Thursday, February 22, 2007

Habeas Corpus, Round Two

Well this week has kept the Patriot very busy, what with Anna Nicole’s will, Britney’s hair shaving escapades and the idea of tire-sized calamari rings from a giant squid found off the coast of Australia, not to mention the second round of American Idol. While America distracts itself with this meaningless blather, the Bush administration won a major victory in Federal Court when a U.S. appeals court Tuesday threw out the legal claims brought on behalf of the hundreds of prisoners held at Guantanamo Bay and ruled that they do not have a right to plead their innocence in an American court. In a particularly disingenuous 2-1 decision, the U.S. Court of Appeals for the Federal District held that the Constitution does not extend the right of habeas corpus to noncitizens who are held outside the sovereign territory of this country. "Cuba -- not the United States -- has sovereignty over Guantanamo Bay," wrote Judge Raymond Randolph. I’m sure this will be news to the Cuban government; I wonder if they’re measuring for drapes and picking out furniture?
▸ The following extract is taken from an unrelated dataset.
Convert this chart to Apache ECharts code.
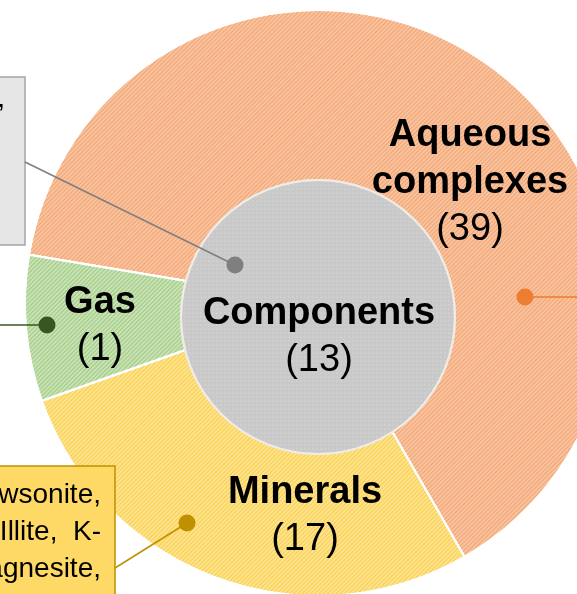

Shayana Kadidal, an attorney for the Center for Constitutional Rights in New York noted quite accurately that, "This decision empowers the president to do whatever he wishes to prisoners without any legal limitation, so long as he does it offshore. (It) encourages such notorious practices as extraordinary rendition and contempt for international human rights law." Not that the Bush administration was ever troubled by contempt for international law. However, now that the elections are behind them, several Democratic senators have said they will amend the Military Commissions Act to restore the traditional right to habeas corpus for all. Their efforts would face an almost certain veto by the President Bush and it is doubtful that 2/3rds of the senate can be marshaled to override it.